The database ran through the Centurion app from approximately March 3, 2026 until a Court of King’s Bench injunction forced it offline April 30 — nearly two months. It exposed names, home addresses, postal codes, phone numbers, unique elector identification numbers, electoral divisions, and polling station designations for 2.96 million Albertans.
Elections Alberta lawyer Joey Redman told the court the information was “incredibly confidential” and that “every elector in Alberta who has cast a ballot is included on that list, including people in very sensitive positions.”
The Canadian Press confirmed the database listed home addresses of politicians, senators, judges, Crown prosecutors, and top elections officials — details unavailable through any public directory.
Mount Royal University political scientist Duane Bratt called it unlike anything he had seen. “I’ve seen nothing like this before,” he told the National Observer, warning the data could be used for retribution against critics of the separatist movement or commercial exploitation.
David Parker, the Take Back Alberta organizer who co-founded the Centurion Project, is the same man who organized the campaign that drove Kenney from the UCP leadership in 2022. At the project’s public launch on April 29 — hours before investigators arrived with a cease-and-desist letter — Parker told the crowd: “If anyone objects to the release of the names and addresses, we’ll see you in court.” The injunction came the following morning.

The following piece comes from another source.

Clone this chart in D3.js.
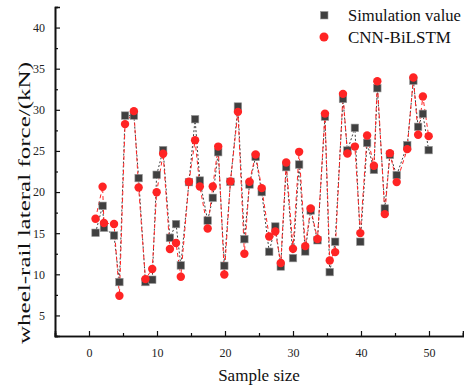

The RCMP and Elections Alberta are both investigating. Alberta’s privacy commissioner warns her office may have no jurisdiction over the breach — political parties fall outside the province’s main personal information privacy law. That gap, which her office and predecessors have sought to close for years, left no regulatory body with clear authority to act in the weeks the database was live. Calls for a public inquiry are mounting.